The final kicker in this simple story is that there are many, many narcissistic folks in the C-suite. Do you really think Sam Altman and Co are going to take blame for Billy's shitty vibe coded breach? Yeah right. Welcome to the real world of the enterprise where you still need an actual throat to choke to show your leadership skills.
I absolutely don’t think vibe coding or barely supervised agents will replace coders, like outsourcing claimed to, and in some cases did and still does. And outsourcing absolutely affected the job market. If the whole thing does improve and doesn’t turn out to be too wildly unprofitable to survive, what it will do is allow good quality coders— people who understand what can and can’t go without being heavily scrutinized— to do a lot more work. That is a totally different force than outsourcing, which to some extent, assumed software developers were all basically fungible code monkeys at some level.
There's a lot to unpack here. I agree - outsourcing did affect the job market. You're just seeing the negative (US) side. If anything outsourcing was hugely beneficial to the Indian market where most of those contracts landed. My point was that it was sold as a solution that didn't net the value proposition it claimed. And that is why I've said AI is not immune to being cyclical, just like outsourcing. AI is being sold as worker replacement. It's not even close and if it were then OpenAI, Anthropic and Google would have all replaced a lot of people and wouldn't be allowing you and I to use their tool for $20/month. When it does get that good we will no longer be able to afford using these "enterprise" tools.
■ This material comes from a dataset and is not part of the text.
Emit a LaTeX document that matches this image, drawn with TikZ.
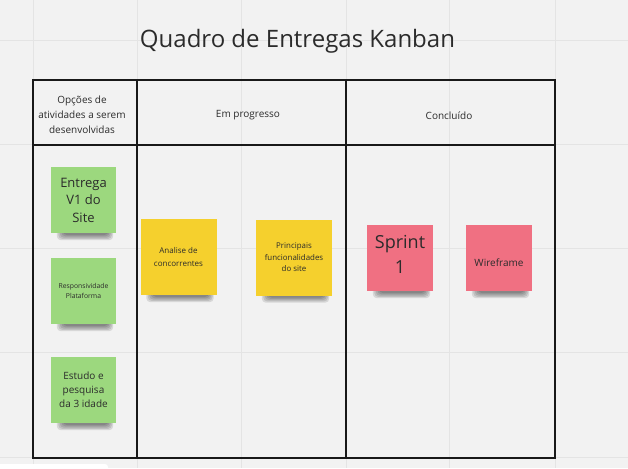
\documentclass[tikz,border=0pt]{standalone}
\usepackage{fontspec}
\setmainfont{Open Sans}
\usetikzlibrary{calc}
\definecolor{bgc}{HTML}{F2F2F2}
\definecolor{gridc}{HTML}{E4E4E4}
\definecolor{notegreen}{RGB}{156,216,126}
\definecolor{noteyellow}{RGB}{245,208,45}
\definecolor{notepink}{RGB}{240,112,130}
\definecolor{inkc}{HTML}{2B2B2B}
\pgfdeclarelayer{shadowlayer}
\pgfsetlayers{shadowlayer,main}
\tikzset{
  tableline/.style={draw=black!90, line width=1.2pt},
  gridline/.style={draw=gridc, line width=0.8pt},
  headtext/.style={align=center, text=inkc, font=\fontsize{10}{15}\selectfont, inner sep=0pt},
  note/.style={inner sep=0pt, align=center, text=inkc},
  notelabel/.style={inner sep=0pt, align=center, text=inkc},
  greennote/.style={note, fill=notegreen, minimum width=65pt, minimum height=66pt},
  yellownote/.style={note, fill=noteyellow, minimum width=76pt, minimum height=76pt},
  pinknote/.style={note, fill=notepink, minimum width=66pt, minimum height=66pt},
  shadowpiece/.style={fill=black, opacity=0.11, rounded corners=4pt}
}
\newcommand\noteshadow[1]{%
  \begin{pgfonlayer}{shadowlayer}
    \foreach \k in {0,1,2,3,4}{
      \fill[shadowpiece] ($(#1.south west)+(6+1.5*\k,-5)$) rectangle ($(#1.south east)+(-3-1.2*\k,7-1.3*\k)$);
    }
  \end{pgfonlayer}}
\begin{document}
\begin{tikzpicture}[x=1pt,y=-1pt]
\useasboundingbox (0,0) rectangle (628,468);
\begin{pgfonlayer}{shadowlayer}
\fill[bgc] (0,0) rectangle (628,468);
\foreach \x in {241,449} \draw[gridline] (\x,0) -- (\x,468);
\foreach \x in {33,137,346,555} \draw[gridline] (\x,0) -- (\x,468);
\foreach \y in {40,144,248,352,457} \draw[gridline] (0,\y) -- (628,\y);
\fill[white, rounded corners=3pt] (-4,464) rectangle (108,472);
\end{pgfonlayer}

% title
\node[text=inkc, font=\fontsize{24}{28}\selectfont, inner sep=0pt] (title) at (297.5,41) {Quadro de Entregas Kanban};

% table
\draw[tableline] (33,80) rectangle (555,458);
\draw[tableline] (33,145) -- (555,145);
\draw[tableline] (137,80) -- (137,458);
\draw[tableline] (346,80) -- (346,458);

\node[headtext] (h1) at (82,115) {Opções de\\atividades a serem\\desenvolvidas};
\node[headtext] (h2) at (248,115.5) {Em progresso};
\node[headtext] (h3) at (449,115.5) {Concluído};

% notes
\node[greennote, font=\fontsize{13}{17.5}\selectfont] (g1) at (83.5,200) {Entrega\\V1 do\\Site};
\node[greennote, font=\fontsize{6.8}{9.5}\selectfont] (g2) at (83.5,291) {Responsividade\\Plataforma};
\node[greennote, font=\fontsize{10}{14}\selectfont] (g3) at (83.5,390) {Estudo e\\pesquisa\\da 3 idade};
\node[yellownote, font=\fontsize{8}{13}\selectfont] (y1) at (178.5,257) {Analise de\\concorrentes};
\node[yellownote, font=\fontsize{7.9}{11.5}\selectfont] (y2) at (294,257.5) {Principais\\funcionalidades\\do site};
\node[pinknote] (p1) at (400,258) {};
\node[notelabel, font=\fontsize{18}{25}\selectfont] (p1t) at (400,254.5) {Sprint\\1};
\node[pinknote] (p2) at (499,258) {};
\node[notelabel, font=\fontsize{10}{12}\selectfont] (p2t) at (499,263) {Wireframe};

\noteshadow{g1}
\noteshadow{g2}
\noteshadow{g3}
\noteshadow{y1}
\noteshadow{y2}
\noteshadow{p1}
\noteshadow{p2}
\end{tikzpicture}
\end{document}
With respect to profitability - there's none in sight. When JP Morgan [0] is saying that $650B in annual revenue is needed to make a paltry 10% on investment there is no way any sane financial institution would pump more money into that sunk cost. Yet, here we are building billions of dollars in datacenters for what... Mediocre chat bots? Again these thing don't think. They don't reason. They're massive word graphs being used in clever ways with cute, humanizing descriptions. Are they useful for helping a human parse way more information than we can reason about at once? For sure! But that's not worth trillions in investment and won't yield multiples of the input. In fact I'd argue the AI landscape would be much better off if the dollars stopped flowing because that would mean real research would need to be done in a much more efficient and effective manner. Instead we're paying individual people hundreds of millions of dollars who, and good for them, have no clue or care on what actually happens with AI because: money in the bank. No, AI in it's current form is not profitable, and it's not going to be if we continue down this path. We've literally spent world changing sums of money on models that are used to create art that will displace the original creators well before they will solve any level of useful world problems.
Finally, and to your last point: "...good quality coders...". How long do you think that will be a thing with respect to how this is all unfolding? Am I writing better code (I'm not a programmer by day) with LLMs? Yes and no. Yes when I need to build a visually appealing UI for something. And yes when it comes to a framework. But what I've found is if I don't put all of the right pieces in the right places before I start I end up with an untenable mess into the first couple thousand lines of that code. So if people stop becoming "good quality programmers" then what? These models only get better with better training data and the web will continue to go insular against these IP stealing efforts. The data isn't free, it never has been. And this is why we're now hearing the trope of "world models". A way to ask for trillions more to provide millionths of a penny on the invested dollar.